Carlyle Group's IPO made its debut on Wall Street. (Bloomberg News )
Private equity firm The Carlyle Group’s debut on the stock market has so far not resulted in a pop in its share price.
But Carlyle's stock hasn't fallen below its IPO price either, suggesting Wall Street agrees with its initial public offering of 30.5 million shares at $22 each.
Carlyle is the latest buyout shop to go public in the last few years, following rivals Blackstone Group Inc., Oak Tree Capital Group, Fortress Investment Group and KKR & Co.
In midday trading, Carlyle’s stock was up 4 cents, or 0.18%, on the Nasdaq, where it has been trading under the symbol “CG.”

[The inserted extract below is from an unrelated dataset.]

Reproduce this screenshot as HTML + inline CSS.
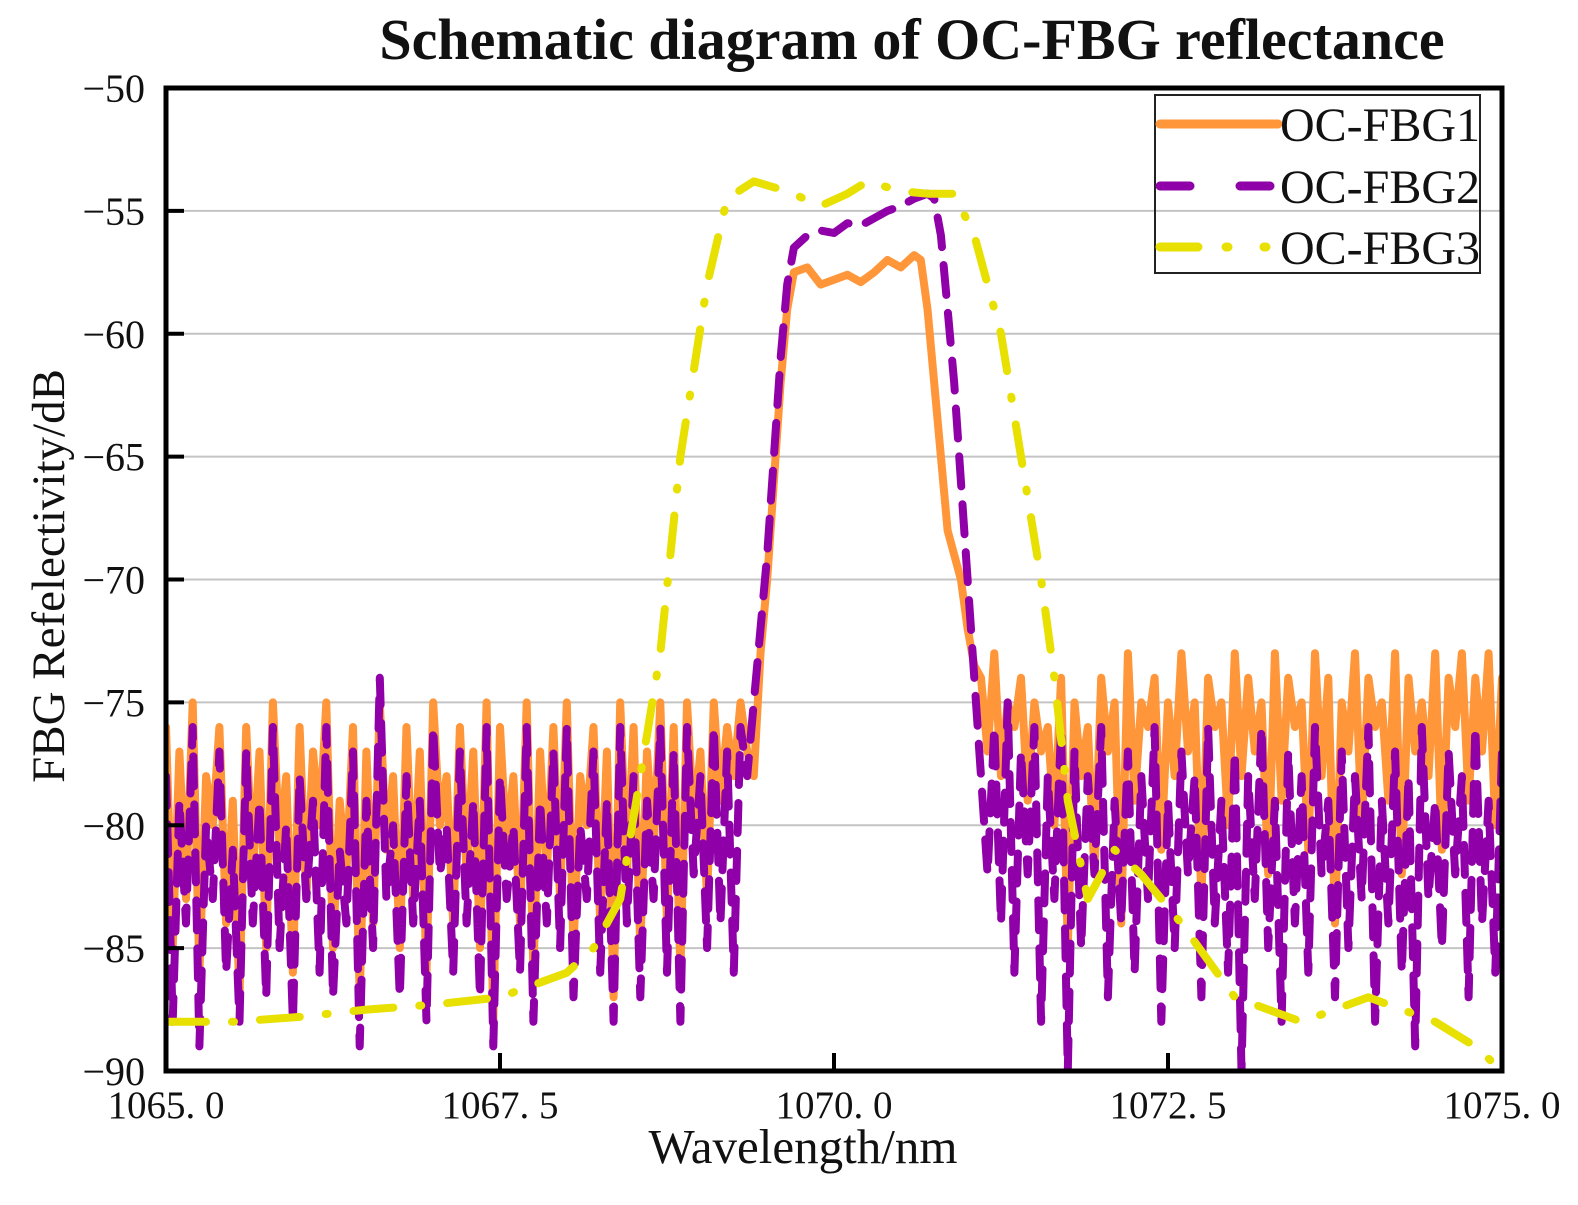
<!DOCTYPE html>
<html><head><meta charset="utf-8"><style>
html,body{margin:0;padding:0;background:#fff;}
svg{display:block;}
text{font-family:"Liberation Serif",serif;fill:#111;}
</style></head><body>
<svg id="chart" width="1578" height="1205" viewBox="0 0 1578 1205">
<text x="912" y="59" font-size="58" font-weight="bold" text-anchor="middle">Schematic diagram of OC-FBG reflectance</text>
<g id="grid"></g>
<g id="series"></g>
<rect x="166" y="88" width="1336" height="983" fill="none" stroke="#000" stroke-width="5"/>
<g id="ticks"></g>
<text x="803" y="1163" font-size="49" text-anchor="middle">Wavelength/nm</text>
<text transform="translate(64,576) rotate(-90)" font-size="47" text-anchor="middle">FBG Refelectivity/dB</text>
<g>
<rect x="1155" y="95" width="325" height="178" fill="none" stroke="#222" stroke-width="2"/>
<line x1="1160" y1="124" x2="1278" y2="124" stroke="#ff963a" stroke-width="9" stroke-linecap="round"/>
<line x1="1160" y1="186" x2="1278" y2="186" stroke="#9000a8" stroke-width="9" stroke-dasharray="30,50" stroke-linecap="round"/>
<line x1="1160" y1="247" x2="1278" y2="247" stroke="#e8e000" stroke-width="9" stroke-dasharray="38,28,2,36,2,30" stroke-linecap="round"/>
<text x="1280" y="141" font-size="48">OC-FBG1</text>
<text x="1280" y="203" font-size="48">OC-FBG2</text>
<text x="1280" y="264" font-size="48">OC-FBG3</text>
</g>
</svg>
<script>
const xTicks=[1065,1067.5,1070,1072.5,1075];
const xTickLabels=["1065. 0","1067. 5","1070. 0","1072. 5","1075. 0"];
const yTicks=[-50,-55,-60,-65,-70,-75,-80,-85,-90];
const yTickLabels=["\u221250","\u221255","\u221260","\u221265","\u221270","\u221275","\u221280","\u221285","\u221290"];
const noiseStep=0.05;
const fbg1LeftStart=1065;
const fbg1Left=[-76,-85,-77,-83,-75,-86,-78,-80,-76,-84,-79,-87,-76,-82,-77,-85,-75,-81,-78,-86,-76,-83,-77,-80,-75,-85,-79,-82,-76,-87,-77,-84,-75,-81,-78,-85,-76,-83,-77,-86,-75,-80,-78,-84,-76,-82,-77,-85,-75,-88,-76,-81,-78,-84,-75,-86,-77,-82,-76,-83,-75,-85,-78,-80,-76,-84,-77,-87,-75,-82,-76,-85,-77,-81,-75,-84,-76,-86,-75,-80,-77,-83,-75,-79,-76,-78,-75,-77];
const fbg1CenterX=[1069.4,1069.45,1069.5,1069.55,1069.6,1069.65,1069.7,1069.8,1069.9,1070.0,1070.1,1070.2,1070.3,1070.4,1070.5,1070.6,1070.65,1070.7,1070.75,1070.8,1070.85,1070.95,1071.0,1071.05];
const fbg1CenterY=[-78,-73,-70,-66,-62,-59,-57.5,-57.3,-58,-57.8,-57.6,-57.9,-57.5,-57.0,-57.3,-56.8,-57,-59,-62,-65,-68,-70,-72,-73.5];
const fbg1RightStart=1071.1;
const fbg1Right=[-74,-77,-73,-78,-75,-76,-74,-79,-75,-77,-76,-80,-74,-85,-75,-78,-76,-82,-74,-77,-75,-84,-73,-79,-75,-76,-74,-81,-75,-78,-73,-77,-75,-83,-74,-76,-75,-80,-73,-78,-74,-77,-75,-82,-73,-79,-74,-76,-75,-81,-73,-78,-74,-84,-75,-77,-73,-80,-74,-76,-75,-79,-73,-82,-74,-77,-75,-78,-73,-81,-74,-76,-73,-79,-74,-77,-73,-80,-74];
const fbg2LeftStart=1065;
const fbg2Left=[-78,-88,-79,-84,-76,-89,-80,-83,-77,-86,-81,-88,-77,-84,-79,-87,-76,-85,-80,-88,-78,-83,-79,-86,-76,-87,-81,-84,-77,-89,-79,-85,-74,-83,-80,-87,-78,-84,-79,-88,-76,-82,-80,-86,-77,-84,-79,-87,-76,-89,-78,-83,-80,-86,-76,-88,-79,-84,-77,-85,-76,-87,-80,-83,-77,-86,-79,-88,-76,-84,-78,-87,-79,-83,-76,-86,-77,-88,-76,-82,-78,-85,-76,-84,-77,-86,-76];
const fbg2CenterX=[1069.35,1069.4,1069.45,1069.5,1069.55,1069.6,1069.65,1069.7,1069.8,1069.9,1070.0,1070.1,1070.2,1070.3,1070.4,1070.5,1070.6,1070.7,1070.75,1070.8,1070.85,1070.9,1070.95,1071.0,1071.05,1071.1,1071.15];
const fbg2CenterY=[-78,-75,-72,-69,-65,-61,-58,-56.5,-56,-55.8,-55.9,-55.5,-55.6,-55.3,-55.0,-54.8,-54.5,-54.3,-54.5,-56,-59,-62,-66,-70,-74,-78,-82];
const fbg2RightStart=1071.2;
const fbg2Right=[-76,-84,-75,-86,-77,-82,-76,-88,-78,-83,-76,-90,-77,-85,-78,-82,-76,-87,-79,-84,-77,-86,-78,-83,-76,-88,-79,-85,-77,-82,-78,-87,-76,-84,-79,-86,-77,-90,-78,-83,-76,-85,-79,-88,-77,-84,-78,-86,-76,-82,-79,-87,-77,-85,-78,-83,-76,-88,-79,-84,-77,-86,-78,-89,-76,-83,-79,-85,-77,-82,-78,-87,-76,-84,-79,-86,-77];
const fbg3X=[1065,1065.5,1066,1066.5,1067,1067.5,1068,1068.2,1068.4,1068.55,1068.7,1068.85,1069.05,1069.2,1069.4,1069.65,1069.9,1070.1,1070.25,1070.5,1070.7,1070.9,1071.05,1071.25,1071.4,1071.55,1071.65,1071.75,1071.9,1072.1,1072.3,1072.6,1073,1073.5,1074,1074.5,1074.8,1075];
const fbg3Y=[-88,-88,-87.8,-87.5,-87.3,-87,-86,-85,-83,-78,-73,-65,-58,-54.5,-53.8,-54.2,-54.8,-54.3,-53.8,-54.2,-54.3,-54.3,-56,-60,-65,-70,-74,-79,-83,-81,-82,-84,-87,-88,-87,-88,-89,-90];

const X0=166,X1=1502,Y0=88,Y1=1071;
const sx=v=>X0+(v-1065)/10*(X1-X0);
const sy=v=>Y0+(-50-v)/40*(Y1-Y0);
const NS="http://www.w3.org/2000/svg";
const grid=document.getElementById('grid'),ticks=document.getElementById('ticks'),series=document.getElementById('series');
yTicks.forEach((t,i)=>{
  if(i>0&&i<yTicks.length-1){
    const g=document.createElementNS(NS,'line');
    
    
    g.setAttribute('x1',X0);g.setAttribute('x2',X1);g.setAttribute('y1',sy(t));g.setAttribute('y2',sy(t));
    g.setAttribute('stroke','#c4c4c4');g.setAttribute('stroke-width','2');grid.appendChild(g);
    const tk=document.createElementNS(NS,'line');
    
    
    tk.setAttribute('x1',X0);tk.setAttribute('x2',X0+18);tk.setAttribute('y1',sy(t));tk.setAttribute('y2',sy(t));
    tk.setAttribute('stroke','#000');tk.setAttribute('stroke-width','4');ticks.appendChild(tk);
  }
  const l=document.createElementNS(NS,'text');
  
  
  l.setAttribute('x',145);l.setAttribute('y',sy(t)+14);l.setAttribute('text-anchor','end');l.setAttribute('font-size','40');
  l.textContent=yTickLabels[i];ticks.appendChild(l);
});
xTicks.forEach((t,i)=>{
  if(i>0&&i<xTicks.length-1){
    const tk=document.createElementNS(NS,'line');
    
    
    tk.setAttribute('x1',sx(t));tk.setAttribute('x2',sx(t));tk.setAttribute('y1',Y1);tk.setAttribute('y2',Y1-18);
    tk.setAttribute('stroke','#000');tk.setAttribute('stroke-width','4');ticks.appendChild(tk);
  }
  const l=document.createElementNS(NS,'text');
  
  
  l.setAttribute('x',sx(t));l.setAttribute('y',1118);l.setAttribute('text-anchor','middle');l.setAttribute('font-size','39');
  l.textContent=xTickLabels[i];ticks.appendChild(l);
});
function build(ls,l,cx,cy,rs,r){
  const pts=[];
  l.forEach((v,i)=>pts.push([ls+i*noiseStep,v]));
  cx.forEach((x,i)=>pts.push([x,cy[i]]));
  r.forEach((v,i)=>pts.push([rs+i*noiseStep,v]));
  return pts;
}
function draw(pts,color,dash,w,name){
  const p=document.createElementNS(NS,'path');
  
  
  p.setAttribute('d',pts.map((q,i)=>(i?'L':'M')+sx(q[0]).toFixed(1)+','+sy(q[1]).toFixed(1)).join(''));
  p.setAttribute('fill','none');p.setAttribute('stroke',color);p.setAttribute('stroke-width',w);
  p.setAttribute('stroke-linejoin','round');p.setAttribute('stroke-linecap','round');
  if(dash)p.setAttribute('stroke-dasharray',dash);
  series.appendChild(p);
}
const clip=document.createElementNS(NS,'clipPath');clip.setAttribute('id','pc');
const cr=document.createElementNS(NS,'rect');cr.setAttribute('x',X0);cr.setAttribute('y',Y0);cr.setAttribute('width',X1-X0);cr.setAttribute('height',Y1-Y0);
clip.appendChild(cr);document.getElementById('chart').appendChild(clip);series.setAttribute('clip-path','url(#pc)');
draw(build(fbg1LeftStart,fbg1Left,fbg1CenterX,fbg1CenterY,fbg1RightStart,fbg1Right),'#ff963a',null,8,'series-oc-fbg1');
draw(build(fbg2LeftStart,fbg2Left,fbg2CenterX,fbg2CenterY,fbg2RightStart,fbg2Right),'#9000a8','30,18',8,'series-oc-fbg2');
draw(fbg3X.map((x,i)=>[x,fbg3Y[i]]),'#e8e000','40,26,2,26',8,'series-oc-fbg3');
</script>
</body></html>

Carlyle, which has offices in locations including Los Angeles and New York, has approximately $147 billion of assets under management. With its IPO, the private equity firm raised $671 million.
In a filing with the U.S. Securities and Exchange Commission, Carlyle said would it use proceeds from the IPO to repay debt and for “general corporate purposes, including general operational needs, growth initiatives, acquisitions and strategic investments and to fund capital commitments to, and other investments in and alongside of, our investment funds.
Carlyle employs approximately 1,300 people in 33 offices across six continents.